**Stated problem**
Repeat every line of the data exactly, but not the pictures.

**Records provided**
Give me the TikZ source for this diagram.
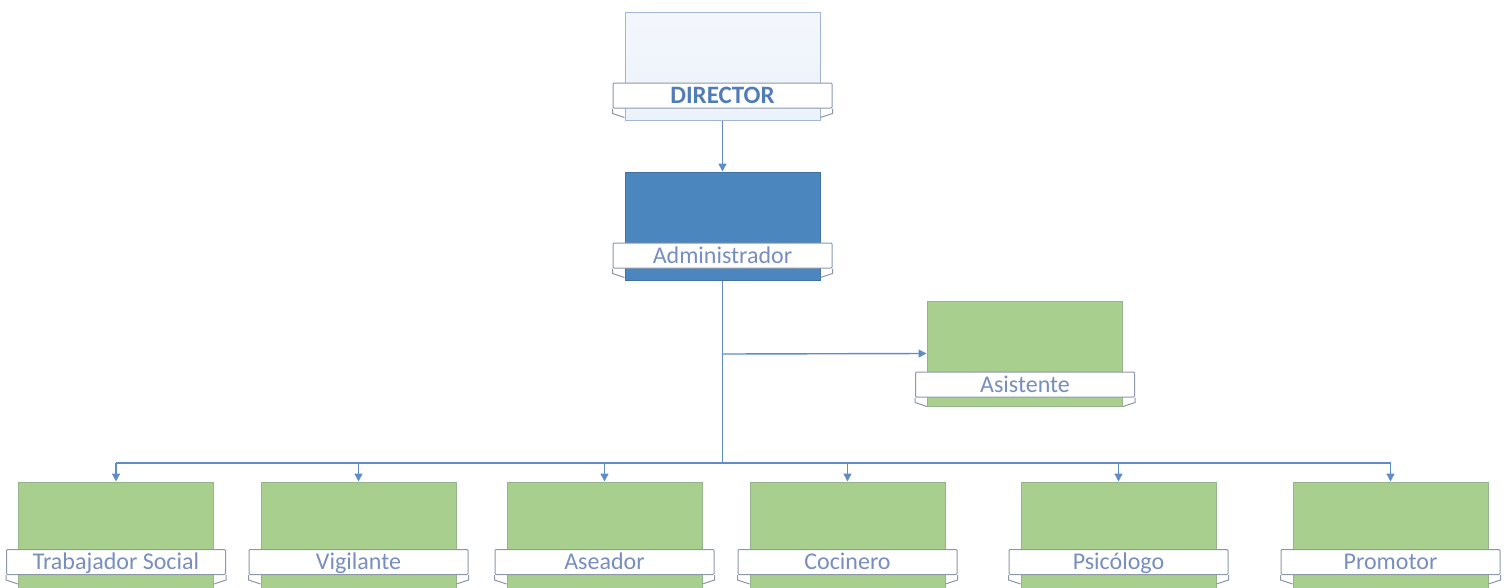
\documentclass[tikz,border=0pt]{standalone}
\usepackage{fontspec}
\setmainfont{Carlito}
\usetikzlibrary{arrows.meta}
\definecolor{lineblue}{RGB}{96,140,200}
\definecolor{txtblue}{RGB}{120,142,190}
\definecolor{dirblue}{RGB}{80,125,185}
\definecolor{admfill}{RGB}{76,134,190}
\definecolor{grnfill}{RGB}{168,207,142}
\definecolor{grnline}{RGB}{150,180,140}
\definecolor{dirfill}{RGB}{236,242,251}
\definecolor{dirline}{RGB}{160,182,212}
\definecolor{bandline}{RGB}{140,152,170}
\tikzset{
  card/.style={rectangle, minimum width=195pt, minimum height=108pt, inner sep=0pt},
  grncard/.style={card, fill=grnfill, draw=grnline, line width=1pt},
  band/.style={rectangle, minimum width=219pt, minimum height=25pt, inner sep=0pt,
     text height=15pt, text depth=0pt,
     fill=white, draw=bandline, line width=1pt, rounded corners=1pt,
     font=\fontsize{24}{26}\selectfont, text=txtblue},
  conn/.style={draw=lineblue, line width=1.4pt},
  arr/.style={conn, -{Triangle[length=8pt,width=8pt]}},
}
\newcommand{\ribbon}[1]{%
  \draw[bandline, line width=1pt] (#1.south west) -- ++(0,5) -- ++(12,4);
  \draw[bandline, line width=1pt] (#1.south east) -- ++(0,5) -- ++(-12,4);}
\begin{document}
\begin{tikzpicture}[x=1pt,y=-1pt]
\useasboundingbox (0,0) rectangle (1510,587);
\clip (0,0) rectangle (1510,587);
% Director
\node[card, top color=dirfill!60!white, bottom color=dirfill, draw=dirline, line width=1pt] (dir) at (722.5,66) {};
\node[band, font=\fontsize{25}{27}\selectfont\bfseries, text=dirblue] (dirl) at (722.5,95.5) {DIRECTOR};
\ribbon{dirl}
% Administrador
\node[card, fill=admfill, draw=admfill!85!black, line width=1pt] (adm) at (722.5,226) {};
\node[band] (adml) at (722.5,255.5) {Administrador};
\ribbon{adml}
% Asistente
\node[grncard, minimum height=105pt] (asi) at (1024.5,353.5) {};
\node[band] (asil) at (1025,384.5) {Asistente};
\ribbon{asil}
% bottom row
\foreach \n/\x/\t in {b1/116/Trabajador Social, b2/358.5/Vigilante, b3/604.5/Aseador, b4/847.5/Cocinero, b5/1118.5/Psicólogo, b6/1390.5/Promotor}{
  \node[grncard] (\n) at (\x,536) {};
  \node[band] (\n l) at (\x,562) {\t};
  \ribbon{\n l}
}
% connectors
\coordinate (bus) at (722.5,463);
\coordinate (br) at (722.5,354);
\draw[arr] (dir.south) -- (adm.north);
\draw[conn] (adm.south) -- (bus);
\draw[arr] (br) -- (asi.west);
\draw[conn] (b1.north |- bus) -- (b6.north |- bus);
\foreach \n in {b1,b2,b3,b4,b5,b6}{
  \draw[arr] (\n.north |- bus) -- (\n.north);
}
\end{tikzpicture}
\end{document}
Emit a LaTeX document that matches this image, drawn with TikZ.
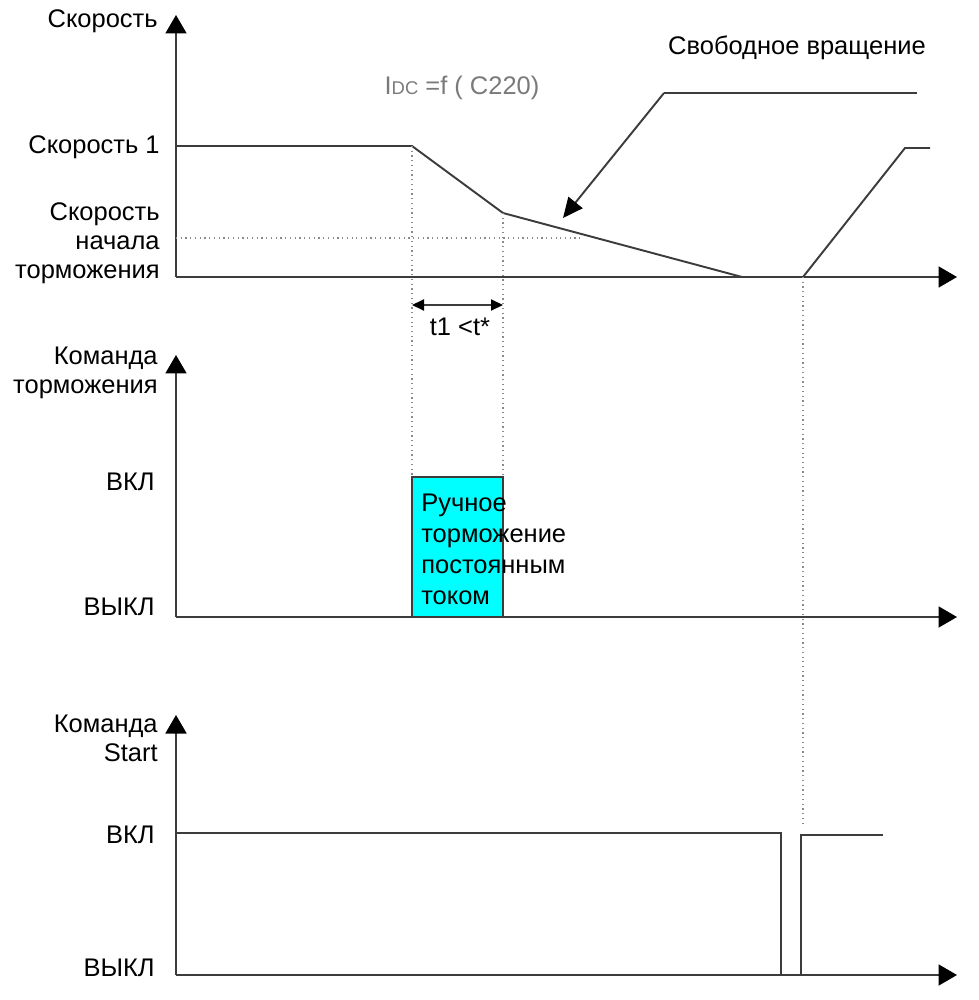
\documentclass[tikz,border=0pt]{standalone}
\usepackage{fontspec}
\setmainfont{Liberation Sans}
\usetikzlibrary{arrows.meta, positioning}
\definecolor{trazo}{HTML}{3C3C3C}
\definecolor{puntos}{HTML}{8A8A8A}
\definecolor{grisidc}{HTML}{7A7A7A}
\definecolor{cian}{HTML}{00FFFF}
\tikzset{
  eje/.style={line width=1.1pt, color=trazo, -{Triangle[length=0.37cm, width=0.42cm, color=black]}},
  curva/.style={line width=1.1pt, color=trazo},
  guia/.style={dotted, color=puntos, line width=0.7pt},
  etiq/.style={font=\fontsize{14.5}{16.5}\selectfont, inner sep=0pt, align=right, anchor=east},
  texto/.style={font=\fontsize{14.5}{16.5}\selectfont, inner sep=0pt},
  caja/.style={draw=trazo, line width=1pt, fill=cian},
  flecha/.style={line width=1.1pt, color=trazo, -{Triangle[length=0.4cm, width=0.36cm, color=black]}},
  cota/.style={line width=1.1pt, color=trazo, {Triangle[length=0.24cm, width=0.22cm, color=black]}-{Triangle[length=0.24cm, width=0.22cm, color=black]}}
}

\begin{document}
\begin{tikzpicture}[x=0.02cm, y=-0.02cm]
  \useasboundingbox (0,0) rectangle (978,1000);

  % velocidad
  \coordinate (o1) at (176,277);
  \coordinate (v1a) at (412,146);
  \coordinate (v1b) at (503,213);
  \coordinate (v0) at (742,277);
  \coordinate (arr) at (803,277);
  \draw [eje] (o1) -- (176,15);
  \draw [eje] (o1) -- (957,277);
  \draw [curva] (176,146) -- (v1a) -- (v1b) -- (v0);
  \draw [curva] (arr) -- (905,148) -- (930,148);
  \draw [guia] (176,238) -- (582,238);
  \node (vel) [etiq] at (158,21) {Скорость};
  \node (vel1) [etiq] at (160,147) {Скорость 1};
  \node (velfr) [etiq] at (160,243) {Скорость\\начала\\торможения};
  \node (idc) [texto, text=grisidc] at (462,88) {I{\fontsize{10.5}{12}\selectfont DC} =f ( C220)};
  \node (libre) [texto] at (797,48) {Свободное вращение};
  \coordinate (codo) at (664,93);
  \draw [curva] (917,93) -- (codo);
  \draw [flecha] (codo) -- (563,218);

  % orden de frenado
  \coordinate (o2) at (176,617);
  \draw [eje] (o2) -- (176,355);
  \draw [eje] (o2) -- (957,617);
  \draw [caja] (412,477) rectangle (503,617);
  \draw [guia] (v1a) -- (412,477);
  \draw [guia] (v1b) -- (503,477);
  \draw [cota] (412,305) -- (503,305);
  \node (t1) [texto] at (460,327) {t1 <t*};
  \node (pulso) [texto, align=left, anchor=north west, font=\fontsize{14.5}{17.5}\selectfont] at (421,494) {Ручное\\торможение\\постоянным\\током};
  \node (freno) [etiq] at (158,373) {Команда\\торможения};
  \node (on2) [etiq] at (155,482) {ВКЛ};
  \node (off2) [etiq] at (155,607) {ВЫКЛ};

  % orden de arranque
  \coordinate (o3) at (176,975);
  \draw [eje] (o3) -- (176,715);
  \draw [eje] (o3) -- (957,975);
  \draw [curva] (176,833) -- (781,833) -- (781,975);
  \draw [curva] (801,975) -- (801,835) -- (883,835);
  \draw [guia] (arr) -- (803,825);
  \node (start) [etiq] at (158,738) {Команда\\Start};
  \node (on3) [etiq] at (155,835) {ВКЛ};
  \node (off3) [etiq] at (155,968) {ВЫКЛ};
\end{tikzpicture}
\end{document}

**Exercise solution**
Give me the TikZ source for this diagram.
\documentclass[tikz,border=0pt]{standalone}
\usepackage{fontspec}
\setmainfont{Carlito}
\usetikzlibrary{arrows.meta}
\definecolor{lineblue}{RGB}{96,140,200}
\definecolor{txtblue}{RGB}{120,142,190}
\definecolor{dirblue}{RGB}{80,125,185}
\definecolor{admfill}{RGB}{76,134,190}
\definecolor{grnfill}{RGB}{168,207,142}
\definecolor{grnline}{RGB}{150,180,140}
\definecolor{dirfill}{RGB}{236,242,251}
\definecolor{dirline}{RGB}{160,182,212}
\definecolor{bandline}{RGB}{140,152,170}
\tikzset{
  card/.style={rectangle, minimum width=195pt, minimum height=108pt, inner sep=0pt},
  grncard/.style={card, fill=grnfill, draw=grnline, line width=1pt},
  band/.style={rectangle, minimum width=219pt, minimum height=25pt, inner sep=0pt,
     text height=15pt, text depth=0pt,
     fill=white, draw=bandline, line width=1pt, rounded corners=1pt,
     font=\fontsize{24}{26}\selectfont, text=txtblue},
  conn/.style={draw=lineblue, line width=1.4pt},
  arr/.style={conn, -{Triangle[length=8pt,width=8pt]}},
}
\newcommand{\ribbon}[1]{%
  \draw[bandline, line width=1pt] (#1.south west) -- ++(0,5) -- ++(12,4);
  \draw[bandline, line width=1pt] (#1.south east) -- ++(0,5) -- ++(-12,4);}
\begin{document}
\begin{tikzpicture}[x=1pt,y=-1pt]
\useasboundingbox (0,0) rectangle (1510,587);
\clip (0,0) rectangle (1510,587);
% Director
\node[card, top color=dirfill!60!white, bottom color=dirfill, draw=dirline, line width=1pt] (dir) at (722.5,66) {};
\node[band, font=\fontsize{25}{27}\selectfont\bfseries, text=dirblue] (dirl) at (722.5,95.5) {DIRECTOR};
\ribbon{dirl}
% Administrador
\node[card, fill=admfill, draw=admfill!85!black, line width=1pt] (adm) at (722.5,226) {};
\node[band] (adml) at (722.5,255.5) {Administrador};
\ribbon{adml}
% Asistente
\node[grncard, minimum height=105pt] (asi) at (1024.5,353.5) {};
\node[band] (asil) at (1025,384.5) {Asistente};
\ribbon{asil}
% bottom row
\foreach \n/\x/\t in {b1/116/Trabajador Social, b2/358.5/Vigilante, b3/604.5/Aseador, b4/847.5/Cocinero, b5/1118.5/Psicólogo, b6/1390.5/Promotor}{
  \node[grncard] (\n) at (\x,536) {};
  \node[band] (\n l) at (\x,562) {\t};
  \ribbon{\n l}
}
% connectors
\coordinate (bus) at (722.5,463);
\coordinate (br) at (722.5,354);
\draw[arr] (dir.south) -- (adm.north);
\draw[conn] (adm.south) -- (bus);
\draw[arr] (br) -- (asi.west);
\draw[conn] (b1.north |- bus) -- (b6.north |- bus);
\foreach \n in {b1,b2,b3,b4,b5,b6}{
  \draw[arr] (\n.north |- bus) -- (\n.north);
}
\end{tikzpicture}
\end{document}
Emit a LaTeX document that matches this image, drawn with TikZ.
\documentclass[tikz,border=0pt]{standalone}
\usepackage{fontspec}
\setmainfont{Liberation Sans}
\usetikzlibrary{arrows.meta, positioning}
\definecolor{trazo}{HTML}{3C3C3C}
\definecolor{puntos}{HTML}{8A8A8A}
\definecolor{grisidc}{HTML}{7A7A7A}
\definecolor{cian}{HTML}{00FFFF}
\tikzset{
  eje/.style={line width=1.1pt, color=trazo, -{Triangle[length=0.37cm, width=0.42cm, color=black]}},
  curva/.style={line width=1.1pt, color=trazo},
  guia/.style={dotted, color=puntos, line width=0.7pt},
  etiq/.style={font=\fontsize{14.5}{16.5}\selectfont, inner sep=0pt, align=right, anchor=east},
  texto/.style={font=\fontsize{14.5}{16.5}\selectfont, inner sep=0pt},
  caja/.style={draw=trazo, line width=1pt, fill=cian},
  flecha/.style={line width=1.1pt, color=trazo, -{Triangle[length=0.4cm, width=0.36cm, color=black]}},
  cota/.style={line width=1.1pt, color=trazo, {Triangle[length=0.24cm, width=0.22cm, color=black]}-{Triangle[length=0.24cm, width=0.22cm, color=black]}}
}

\begin{document}
\begin{tikzpicture}[x=0.02cm, y=-0.02cm]
  \useasboundingbox (0,0) rectangle (978,1000);

  % velocidad
  \coordinate (o1) at (176,277);
  \coordinate (v1a) at (412,146);
  \coordinate (v1b) at (503,213);
  \coordinate (v0) at (742,277);
  \coordinate (arr) at (803,277);
  \draw [eje] (o1) -- (176,15);
  \draw [eje] (o1) -- (957,277);
  \draw [curva] (176,146) -- (v1a) -- (v1b) -- (v0);
  \draw [curva] (arr) -- (905,148) -- (930,148);
  \draw [guia] (176,238) -- (582,238);
  \node (vel) [etiq] at (158,21) {Скорость};
  \node (vel1) [etiq] at (160,147) {Скорость 1};
  \node (velfr) [etiq] at (160,243) {Скорость\\начала\\торможения};
  \node (idc) [texto, text=grisidc] at (462,88) {I{\fontsize{10.5}{12}\selectfont DC} =f ( C220)};
  \node (libre) [texto] at (797,48) {Свободное вращение};
  \coordinate (codo) at (664,93);
  \draw [curva] (917,93) -- (codo);
  \draw [flecha] (codo) -- (563,218);

  % orden de frenado
  \coordinate (o2) at (176,617);
  \draw [eje] (o2) -- (176,355);
  \draw [eje] (o2) -- (957,617);
  \draw [caja] (412,477) rectangle (503,617);
  \draw [guia] (v1a) -- (412,477);
  \draw [guia] (v1b) -- (503,477);
  \draw [cota] (412,305) -- (503,305);
  \node (t1) [texto] at (460,327) {t1 <t*};
  \node (pulso) [texto, align=left, anchor=north west, font=\fontsize{14.5}{17.5}\selectfont] at (421,494) {Ручное\\торможение\\постоянным\\током};
  \node (freno) [etiq] at (158,373) {Команда\\торможения};
  \node (on2) [etiq] at (155,482) {ВКЛ};
  \node (off2) [etiq] at (155,607) {ВЫКЛ};

  % orden de arranque
  \coordinate (o3) at (176,975);
  \draw [eje] (o3) -- (176,715);
  \draw [eje] (o3) -- (957,975);
  \draw [curva] (176,833) -- (781,833) -- (781,975);
  \draw [curva] (801,975) -- (801,835) -- (883,835);
  \draw [guia] (arr) -- (803,825);
  \node (start) [etiq] at (158,738) {Команда\\Start};
  \node (on3) [etiq] at (155,835) {ВКЛ};
  \node (off3) [etiq] at (155,968) {ВЫКЛ};
\end{tikzpicture}
\end{document}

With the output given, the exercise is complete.